On the other hand, Chrestomanci is a fascinating character with real depth, of which we barely skim the surface, glimpsing just enough to understand and be fascinated. The sense of contained power built by his rarely employing it throughout most of the book, his general restraint in appearance and action, the great care he seems to take about everything (including his appearance) suggests a man not only very conscious of a constantly public and visible role, but a man whose great personal power requires him to be constantly in control of himself. I’m not entirely comfortable with the accepted patriarchy of the book, but as a character abstracted from the history of powerful, distant, charismatic male figures, he’s very interesting.
In the other Chrestomanci books he loosens up a bit, and becomes more appealing.

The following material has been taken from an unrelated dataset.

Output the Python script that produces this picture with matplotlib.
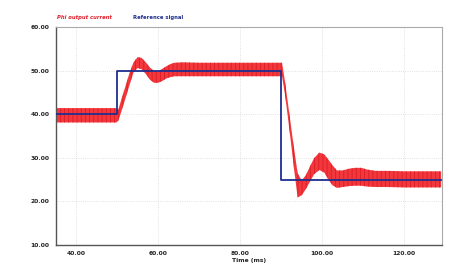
import matplotlib
matplotlib.use("Agg")
import matplotlib.pyplot as plt

# Reference signal (step changes)
ref_t = [35.0, 50.0, 50.0, 90.0, 90.0, 129.0]
ref_v = [40.0, 40.0, 50.0, 50.0, 25.0, 25.0]

# Output current: time points with upper / lower envelope of the ripple band
cur_t = [35.0, 49.8, 50.3, 51.0, 52.0, 53.0, 54.0, 55.0, 56.0, 57.0, 58.0, 59.0,
         60.0, 61.0, 62.0, 63.0, 64.0, 66.0, 70.0, 80.0, 90.2,
         91.0, 92.0, 93.0, 94.0, 95.0, 96.0, 97.0, 98.0, 99.3, 100.5, 101.5,
         102.5, 103.6, 105.0, 106.5, 108.0, 109.5, 111.0, 113.0, 116.0, 120.0, 129.0]
cur_hi = [41.4, 41.4, 41.0, 43.3, 46.3, 49.4, 51.9, 53.1, 52.9, 51.9, 50.7, 49.9,
          49.8, 50.4, 51.0, 51.5, 51.8, 51.9, 51.8, 51.8, 51.8,
          47.0, 40.0, 33.0, 26.5, 24.8, 26.0, 28.0, 29.9, 31.2, 30.8, 29.6,
          28.3, 27.1, 27.1, 27.5, 27.7, 27.7, 27.3, 27.0, 27.0, 26.9, 26.9]
cur_lo = [38.1, 38.1, 38.5, 40.5, 43.5, 46.6, 49.6, 50.6, 50.3, 49.2, 47.9, 47.2,
          47.2, 47.6, 48.2, 48.5, 48.7, 48.7, 48.7, 48.7, 48.7,
          44.0, 36.5, 28.5, 20.9, 21.4, 22.8, 24.5, 26.2, 27.2, 26.6, 25.0,
          23.7, 23.1, 23.3, 23.5, 23.6, 23.6, 23.4, 23.3, 23.3, 23.2, 23.2]

x_ticks = [40, 60, 80, 100, 120]
y_ticks = [10, 20, 30, 40, 50, 60]

plt.rcParams["hatch.linewidth"] = 0.6
fig = plt.figure(figsize=(4.6, 2.73), dpi=100)
ax = fig.add_axes([56 / 460, 1 - 245 / 273, (442 - 56) / 460, (245 - 27) / 273])

ax.fill_between(cur_t, cur_lo, cur_hi, facecolor="#f2383c", edgecolor="#dc1e26",
                hatch="||||", linewidth=0.0, zorder=2)
ax.plot(ref_t, ref_v, color="#1f2f8f", lw=1.3, zorder=3)

ax.set_xlim(35.1, 129.2)
ax.set_ylim(10, 60)
ax.set_xticks(x_ticks)
ax.set_xticklabels([f"{v:.2f}" for v in x_ticks])
ax.set_yticks(y_ticks)
ax.set_yticklabels([f"{v:.2f}" for v in y_ticks])
ax.tick_params(length=0, labelsize=4.3, colors="#222222")
ax.tick_params(axis="y", pad=4.5)
ax.tick_params(axis="x", pad=4)
for lbl in ax.get_xticklabels() + ax.get_yticklabels():
    lbl.set_fontweight("bold")
ax.grid(True, color="#d8d8d8", lw=0.6, ls=":")
ax.set_axisbelow(True)

for side in ["left", "bottom"]:
    ax.spines[side].set_color("#555555")
    ax.spines[side].set_linewidth(1.0)
for side in ["top", "right"]:
    ax.spines[side].set_color("#aaaaaa")
    ax.spines[side].set_linewidth(0.8)

ax.set_xlabel("Time (ms)", fontsize=4.3, fontweight="bold", labelpad=1.5, color="#222222")

fig.text(57 / 460, 1 - 17 / 273, "Phi output current", color="#e0202a", fontsize=3.8,
         fontweight="bold", style="italic", va="center", ha="left")
fig.text(133 / 460, 1 - 17 / 273, "Reference signal", color="#1f2f8f", fontsize=3.8,
         fontweight="bold", va="center", ha="left")

fig.savefig("out.png", dpi=100)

I especially adore him in Witch Week, which is a book I should review in its own right. I always longed to see a bit more inside his head, though. We get this, to some extent, in The Lives of Christopher Chant which tells of his childhood, and how he came to be Chrestomanci, but I wanted to know more of what he’s like as an adult. As Chrestomanci, we always see him through the eyes of children. I would have loved to see inside his head.
I suppose that’s the crux of it. This isn’t really a book aimed at 27-year-old women who enjoy psychological intrigue and tall, well-groomed men; it’s aimed at children, and Chrestomanci is just the wizard figure in the child world. All the same, I shall forever be a little bit sad that there will be no more Chrestomanci, even as I am glad that Diana brought him into my world. My reservations are slight, and mostly due to the book’s being a little dated beyond its control. I thoroughly recommend it to anyone as a good read to slip easily into, and as a great book for kids.
If Bryan Fuller is listening to my prayers: please turn this into a TV show! The colourful, fantastic, stylish, and sometimes maccabre nature of this book is right up his street.